● Dataset excerpt:
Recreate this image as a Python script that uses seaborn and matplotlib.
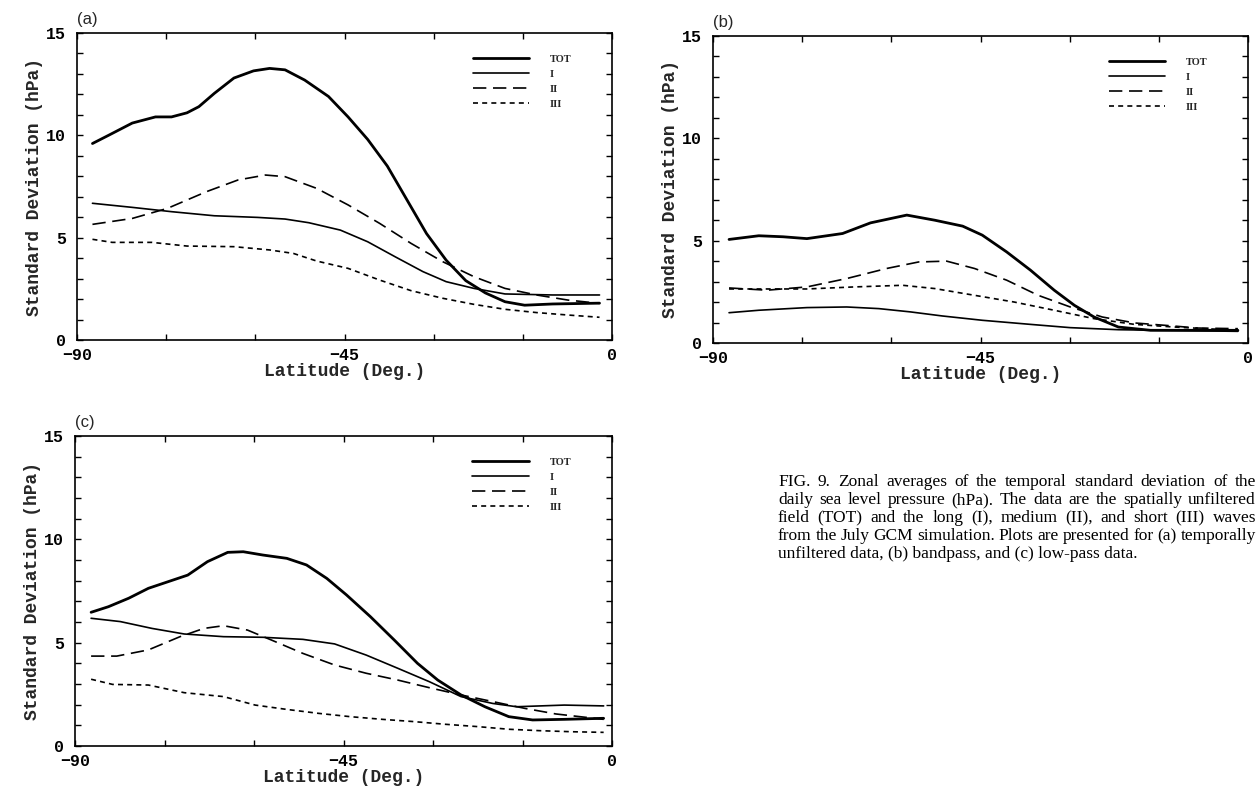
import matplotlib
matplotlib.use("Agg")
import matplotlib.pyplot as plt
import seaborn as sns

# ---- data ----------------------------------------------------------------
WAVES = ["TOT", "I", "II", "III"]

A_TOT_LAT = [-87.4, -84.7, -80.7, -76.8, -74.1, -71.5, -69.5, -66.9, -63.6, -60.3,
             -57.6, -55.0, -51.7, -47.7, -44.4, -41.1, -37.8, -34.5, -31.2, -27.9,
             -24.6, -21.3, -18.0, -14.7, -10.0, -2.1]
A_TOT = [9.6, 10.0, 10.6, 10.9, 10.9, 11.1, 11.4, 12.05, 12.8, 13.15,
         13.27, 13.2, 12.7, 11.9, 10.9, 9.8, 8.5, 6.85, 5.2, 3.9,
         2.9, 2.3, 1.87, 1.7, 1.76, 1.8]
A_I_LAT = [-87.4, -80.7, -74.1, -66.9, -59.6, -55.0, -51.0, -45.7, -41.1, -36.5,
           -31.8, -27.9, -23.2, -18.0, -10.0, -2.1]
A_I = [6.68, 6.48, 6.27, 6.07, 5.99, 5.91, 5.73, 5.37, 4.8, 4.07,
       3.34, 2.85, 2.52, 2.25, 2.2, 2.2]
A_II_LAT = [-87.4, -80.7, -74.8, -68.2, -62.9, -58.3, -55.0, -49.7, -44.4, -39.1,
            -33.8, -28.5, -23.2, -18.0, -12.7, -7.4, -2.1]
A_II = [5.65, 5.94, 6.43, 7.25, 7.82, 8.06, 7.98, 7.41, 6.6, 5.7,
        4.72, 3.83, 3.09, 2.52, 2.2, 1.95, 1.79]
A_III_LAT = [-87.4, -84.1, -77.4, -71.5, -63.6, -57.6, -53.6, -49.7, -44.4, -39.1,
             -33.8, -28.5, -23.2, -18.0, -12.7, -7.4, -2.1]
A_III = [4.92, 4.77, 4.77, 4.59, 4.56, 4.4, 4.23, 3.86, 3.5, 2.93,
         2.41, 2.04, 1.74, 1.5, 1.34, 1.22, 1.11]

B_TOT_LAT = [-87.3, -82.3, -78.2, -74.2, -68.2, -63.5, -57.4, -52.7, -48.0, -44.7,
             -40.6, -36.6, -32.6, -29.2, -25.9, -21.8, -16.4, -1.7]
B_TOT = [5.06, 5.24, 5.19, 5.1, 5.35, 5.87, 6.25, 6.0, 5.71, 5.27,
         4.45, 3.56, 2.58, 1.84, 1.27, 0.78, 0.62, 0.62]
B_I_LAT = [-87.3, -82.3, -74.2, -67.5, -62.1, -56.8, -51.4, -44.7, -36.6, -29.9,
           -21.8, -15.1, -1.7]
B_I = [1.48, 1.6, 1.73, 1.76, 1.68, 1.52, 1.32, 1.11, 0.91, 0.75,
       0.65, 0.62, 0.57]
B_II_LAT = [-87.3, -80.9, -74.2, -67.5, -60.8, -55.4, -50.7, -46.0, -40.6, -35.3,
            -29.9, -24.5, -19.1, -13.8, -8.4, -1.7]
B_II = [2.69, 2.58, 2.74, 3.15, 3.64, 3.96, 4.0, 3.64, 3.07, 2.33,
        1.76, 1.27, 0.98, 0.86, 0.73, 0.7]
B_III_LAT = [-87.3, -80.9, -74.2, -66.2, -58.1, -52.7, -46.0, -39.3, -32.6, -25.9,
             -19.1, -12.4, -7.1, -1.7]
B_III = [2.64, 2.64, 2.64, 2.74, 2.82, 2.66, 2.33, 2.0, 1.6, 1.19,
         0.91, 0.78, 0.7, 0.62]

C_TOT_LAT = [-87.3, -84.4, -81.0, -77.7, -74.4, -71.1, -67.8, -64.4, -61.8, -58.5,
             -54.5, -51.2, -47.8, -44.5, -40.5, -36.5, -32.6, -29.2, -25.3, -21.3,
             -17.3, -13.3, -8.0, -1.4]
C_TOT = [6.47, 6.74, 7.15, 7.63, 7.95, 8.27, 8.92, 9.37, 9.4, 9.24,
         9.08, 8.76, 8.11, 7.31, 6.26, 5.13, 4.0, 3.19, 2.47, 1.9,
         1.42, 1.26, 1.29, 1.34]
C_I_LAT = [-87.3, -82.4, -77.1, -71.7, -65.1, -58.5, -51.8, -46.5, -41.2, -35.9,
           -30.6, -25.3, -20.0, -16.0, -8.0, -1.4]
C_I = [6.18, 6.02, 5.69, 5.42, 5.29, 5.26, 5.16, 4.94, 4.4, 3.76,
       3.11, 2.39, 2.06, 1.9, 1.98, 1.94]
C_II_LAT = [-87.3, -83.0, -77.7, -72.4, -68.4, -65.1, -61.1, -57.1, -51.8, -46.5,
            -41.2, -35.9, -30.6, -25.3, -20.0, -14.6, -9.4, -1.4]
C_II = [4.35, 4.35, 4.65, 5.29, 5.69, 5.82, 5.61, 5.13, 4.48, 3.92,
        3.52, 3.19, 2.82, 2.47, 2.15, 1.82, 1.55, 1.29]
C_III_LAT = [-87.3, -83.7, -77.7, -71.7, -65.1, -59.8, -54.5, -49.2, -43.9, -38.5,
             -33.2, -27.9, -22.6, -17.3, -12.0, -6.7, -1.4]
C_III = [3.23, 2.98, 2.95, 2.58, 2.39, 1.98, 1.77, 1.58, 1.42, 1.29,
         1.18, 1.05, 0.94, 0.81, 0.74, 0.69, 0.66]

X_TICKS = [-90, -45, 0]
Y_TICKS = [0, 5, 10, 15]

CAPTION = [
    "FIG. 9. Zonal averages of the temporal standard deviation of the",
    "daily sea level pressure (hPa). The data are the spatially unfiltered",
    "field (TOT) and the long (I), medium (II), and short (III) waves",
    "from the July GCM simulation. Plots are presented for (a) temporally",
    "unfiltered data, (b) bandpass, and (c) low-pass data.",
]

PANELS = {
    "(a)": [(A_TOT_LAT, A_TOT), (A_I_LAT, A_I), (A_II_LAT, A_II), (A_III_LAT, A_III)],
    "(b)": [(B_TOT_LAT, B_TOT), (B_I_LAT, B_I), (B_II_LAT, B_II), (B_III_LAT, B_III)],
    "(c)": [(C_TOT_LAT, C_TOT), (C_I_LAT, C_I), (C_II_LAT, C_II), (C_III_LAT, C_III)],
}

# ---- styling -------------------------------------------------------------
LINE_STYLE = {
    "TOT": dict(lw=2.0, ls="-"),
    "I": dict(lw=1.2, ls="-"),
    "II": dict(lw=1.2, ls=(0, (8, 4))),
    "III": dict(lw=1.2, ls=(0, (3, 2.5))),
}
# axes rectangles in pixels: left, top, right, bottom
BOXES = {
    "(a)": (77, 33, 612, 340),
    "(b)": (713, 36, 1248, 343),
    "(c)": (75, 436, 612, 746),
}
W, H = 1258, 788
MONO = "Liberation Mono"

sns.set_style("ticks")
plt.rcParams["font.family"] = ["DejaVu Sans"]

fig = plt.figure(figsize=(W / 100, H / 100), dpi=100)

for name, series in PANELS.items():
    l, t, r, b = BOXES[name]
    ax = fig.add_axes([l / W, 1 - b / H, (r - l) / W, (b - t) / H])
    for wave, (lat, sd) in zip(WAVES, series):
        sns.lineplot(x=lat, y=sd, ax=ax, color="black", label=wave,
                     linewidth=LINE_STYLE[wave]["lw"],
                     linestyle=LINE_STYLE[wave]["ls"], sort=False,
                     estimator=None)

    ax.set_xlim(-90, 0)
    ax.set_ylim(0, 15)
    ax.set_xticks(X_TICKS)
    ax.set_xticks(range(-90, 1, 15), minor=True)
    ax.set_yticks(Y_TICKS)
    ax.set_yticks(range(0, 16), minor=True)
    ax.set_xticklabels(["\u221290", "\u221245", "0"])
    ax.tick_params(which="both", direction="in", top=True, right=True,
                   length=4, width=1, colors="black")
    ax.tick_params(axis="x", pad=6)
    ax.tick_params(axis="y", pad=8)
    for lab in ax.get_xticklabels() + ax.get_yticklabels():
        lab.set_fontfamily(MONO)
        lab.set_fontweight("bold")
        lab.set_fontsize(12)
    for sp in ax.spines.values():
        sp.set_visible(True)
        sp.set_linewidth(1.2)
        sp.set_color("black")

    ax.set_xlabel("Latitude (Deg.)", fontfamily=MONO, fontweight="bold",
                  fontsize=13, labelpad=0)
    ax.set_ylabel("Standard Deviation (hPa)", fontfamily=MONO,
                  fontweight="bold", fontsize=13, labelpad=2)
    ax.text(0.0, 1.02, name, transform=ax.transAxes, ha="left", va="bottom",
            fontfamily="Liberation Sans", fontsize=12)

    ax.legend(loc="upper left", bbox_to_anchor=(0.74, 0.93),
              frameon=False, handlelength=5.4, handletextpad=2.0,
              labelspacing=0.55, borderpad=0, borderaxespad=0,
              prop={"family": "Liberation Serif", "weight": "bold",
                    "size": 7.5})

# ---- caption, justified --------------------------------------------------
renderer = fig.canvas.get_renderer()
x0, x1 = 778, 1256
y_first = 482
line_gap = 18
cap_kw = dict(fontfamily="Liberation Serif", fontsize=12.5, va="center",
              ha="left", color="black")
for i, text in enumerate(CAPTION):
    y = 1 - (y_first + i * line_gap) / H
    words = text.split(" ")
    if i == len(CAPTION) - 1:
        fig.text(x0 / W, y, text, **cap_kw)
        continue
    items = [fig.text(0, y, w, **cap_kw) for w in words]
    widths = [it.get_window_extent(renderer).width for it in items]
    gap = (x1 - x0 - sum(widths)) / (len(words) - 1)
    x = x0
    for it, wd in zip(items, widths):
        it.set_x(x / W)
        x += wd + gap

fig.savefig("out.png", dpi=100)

● To be done: Repeat the listing above from its first line through the line that contains "2.41, 2.04, 1.74, 1.5, 1.34, 1.22, 1.11]", both included, and nothing more. Drop the pictures.

● The reply:
Recreate this image as a Python script that uses seaborn and matplotlib.
import matplotlib
matplotlib.use("Agg")
import matplotlib.pyplot as plt
import seaborn as sns

# ---- data ----------------------------------------------------------------
WAVES = ["TOT", "I", "II", "III"]

A_TOT_LAT = [-87.4, -84.7, -80.7, -76.8, -74.1, -71.5, -69.5, -66.9, -63.6, -60.3,
             -57.6, -55.0, -51.7, -47.7, -44.4, -41.1, -37.8, -34.5, -31.2, -27.9,
             -24.6, -21.3, -18.0, -14.7, -10.0, -2.1]
A_TOT = [9.6, 10.0, 10.6, 10.9, 10.9, 11.1, 11.4, 12.05, 12.8, 13.15,
         13.27, 13.2, 12.7, 11.9, 10.9, 9.8, 8.5, 6.85, 5.2, 3.9,
         2.9, 2.3, 1.87, 1.7, 1.76, 1.8]
A_I_LAT = [-87.4, -80.7, -74.1, -66.9, -59.6, -55.0, -51.0, -45.7, -41.1, -36.5,
           -31.8, -27.9, -23.2, -18.0, -10.0, -2.1]
A_I = [6.68, 6.48, 6.27, 6.07, 5.99, 5.91, 5.73, 5.37, 4.8, 4.07,
       3.34, 2.85, 2.52, 2.25, 2.2, 2.2]
A_II_LAT = [-87.4, -80.7, -74.8, -68.2, -62.9, -58.3, -55.0, -49.7, -44.4, -39.1,
            -33.8, -28.5, -23.2, -18.0, -12.7, -7.4, -2.1]
A_II = [5.65, 5.94, 6.43, 7.25, 7.82, 8.06, 7.98, 7.41, 6.6, 5.7,
        4.72, 3.83, 3.09, 2.52, 2.2, 1.95, 1.79]
A_III_LAT = [-87.4, -84.1, -77.4, -71.5, -63.6, -57.6, -53.6, -49.7, -44.4, -39.1,
             -33.8, -28.5, -23.2, -18.0, -12.7, -7.4, -2.1]
A_III = [4.92, 4.77, 4.77, 4.59, 4.56, 4.4, 4.23, 3.86, 3.5, 2.93,
         2.41, 2.04, 1.74, 1.5, 1.34, 1.22, 1.11]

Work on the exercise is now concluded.